While the I/O requests whose range of memory overlaps the range of memory of the evacuation request are waiting to be drained, other I/O requests may continue as normal (step 506). In step 508, it is ascertained whether all I/O requests whose range of memory overlaps the range of memory associated with the evacuation request have been drained. If they all have been drained, the evacuation operation may begin. In an embodiment, a drain complete event is generated and sent to the virtual memory subsystem to enable the evacuation operation to begin.
As can be appreciated from the foregoing, embodiments of the invention enable DMA operations and evacuations to be synchronized with respect to a block of physical memory in a manner that causes little impact to system performance. Since DMA operations are inhibited only with respect to a limited range of physical memory and only until the evacuation operation is completed, the impact on system performance is limited.
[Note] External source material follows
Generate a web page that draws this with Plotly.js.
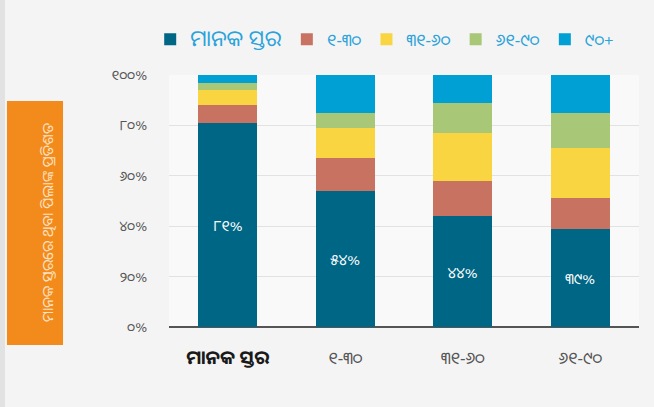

Furthermore, since the mechanism involved with synchronizing in accordance with embodiments of the present invention employ existing I/O, virtual memory, and driver OS architectures with only minor modifications, the synchronization capability may be provided without requiring complex I/O hardware specific solutions or substantial changes to the current hardware and/or software of existing computer systems.
While this invention has been described in terms of several embodiments, there are alterations, permutations, and equivalents, which fall within the scope of this invention. It should also be noted that there are many alternative ways of implementing the methods and apparatuses of the present invention. It is therefore intended that the following appended claims be interpreted as including all such alterations, permutations, and equivalents as fall within the true spirit and scope of the present invention.